The California-based streaming company, which turned 19 years old at the end of August, boasts 83 million subscribers in 190 countries, the company said in its most recent financial press release. Its paid memberships, however, stood at just under 80 million as of June. In a letter to shareholders, Netflix leadership predicted general membership to hit about 85.5 million and paid membership to reach 82.4 million. (Non-paying members are those using a free trial.)
“We are growing, but not as fast as we would like or have been,” the letter read, adding that market disruption “can be bumpy.”
The company’s earnings per share (EPS) are expected to fall to $0.06, from $0.09 last quarter, according to Zacks Investment Research.
A likely reason for the decline may be the company’s saturation within its primary market, the U.S., where 57 percent of its total members and 58 percent of its paid subscribers reside, as total membership in the U.S. grew less than two percent between June of 2015 and June of this year.
And while its total foreign membership rate grew by more than 50 percent over the same period, Netflix has yet to turn a profit on its services abroad, and projects $95 million in related losses for the third quarter of 2016, according to the letter to shareholders. One analyst told Marketwatch in January that he expected Netflix’s international streaming service wouldn’t become profitable for another five or six years.
The company has also been ridding itself of what subscribers long considered a major perk—essentially, what Netflix was originally for: movies. Remember the old days, when Netflix meant an envelope of DVDs delivered to your mailbox? While the streaming service has been able to battle competitors like HBO and Hulu with original series like “Orange is the New Black” and “House of Cards,” it only offered 31 of the movies on the Internet Movie Database’s top 250 list as of mid-October, down from 49 two years ago, Streaming Observer found.

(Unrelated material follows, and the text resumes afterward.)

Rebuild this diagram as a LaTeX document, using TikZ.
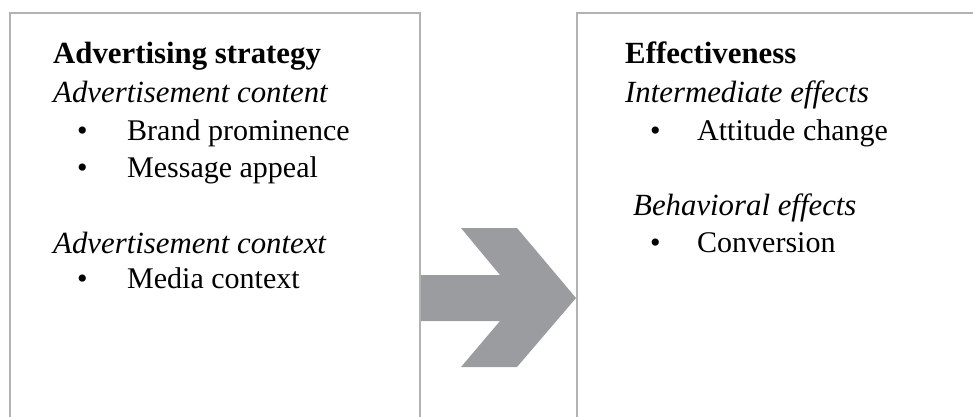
\documentclass[tikz,border=0pt]{standalone}
\usepackage{fontspec}
\setmainfont{Liberation Serif}
\definecolor{boxgray}{HTML}{B2B2B2}
\definecolor{arrowgray}{HTML}{9B9C9F}
\begin{document}
\begin{tikzpicture}[x=1pt,y=-1pt,
  frame/.style={draw=boxgray,line width=1.6pt},
  txt/.style={anchor=base west,inner sep=0pt,font=\fontsize{30}{36}\selectfont},
  head/.style={txt,font=\fontsize{30.8}{36}\selectfont\bfseries},
  sub/.style={txt,font=\fontsize{30.8}{36}\selectfont\itshape},
  bul/.style={txt},
]
\useasboundingbox (0,0) rectangle (973,416);
\clip (0,0) rectangle (973,416);

% the two panels (open at the bottom/right edge of the page)
\draw[frame] (10,440) -- (10,13) -- (420,13) -- (420,440);
\draw[frame] (577,440) -- (577,13) -- (990,13);

% block arrow between the panels
\fill[arrowgray] (421,275) -- (500,275) -- (461,228) -- (517,228) -- (576,298)
  -- (517,367) -- (461,367) -- (500,321) -- (421,321) -- cycle;

% left panel
\node[head] (strat) at (53,63) {Advertising strategy};
\node[sub]  (cont)  at (53,102) {Advertisement content};
\node[bul]  (b1)    at (77,140) {•};
\node[txt]  (brand) at (127,140) {Brand prominence};
\node[bul]  (b2)    at (77,177) {•};
\node[txt]  (msg)   at (127,177) {Message appeal};
\node[sub]  (ctx)   at (53,253) {Advertisement context};
\node[bul]  (b3)    at (77,288) {•};
\node[txt]  (media) at (127,288) {Media context};

% right panel
\node[head] (eff)   at (625,63) {Effectiveness};
\node[sub]  (inter) at (625,102) {Intermediate effects};
\node[bul]  (b4)    at (650,140) {•};
\node[txt]  (att)   at (697,140) {Attitude change};
\node[sub]  (behav) at (633,215) {Behavioral effects};
\node[bul]  (b5)    at (650,252) {•};
\node[txt]  (conv)  at (697,252) {Conversion};
\end{tikzpicture}
\end{document}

Netflix Chief Financial Officer David Wells announced in September that half of the streaming service’s content would be original, and that the company expected to launch 600 hours of original programming in 2016, up from 450 hours in 2015, Variety reported.
Despite such shifts in content and target audience, investors aren’t as pessimistic this quarter as they were the previous three. Netflix’s earnings per share from the last three quarters surprised analysts, who expected the company’s EPS to follow a what has been a general downward trend since June 2014, with forecasts at $0.02 for the quarter ending in June, $0.03 for the quarter ending in March and $0.02 for the quarter ending in December. Its reported earnings for those quarters were, respectively, $0.09, $0.06 and $0.07, according to Zacks.
The company’s stock has risen steadily over the past few months, crossing the $100 threshold around the start of October and staying there in the two weeks leading up to the quarterly earnings announcement. The day its second quarter earnings were released in July, Netflix’s stock plummeted from a high of $99.84 to a low of $84.50.
Netflix’s revenues have grown about 33 percent in the past year, from $1.48 billion in the second quarter of 2015 to $1.96 billion for the quarter ending in June 2016. It projected revenues for the quarter ending in September to hit nearly $2.2 billion, according to the letter to shareholders. Its expected profit for the third quarter of 2016 was $365 million, up from $345 million the previous quarter, and $277 million in the third quarter of 2015.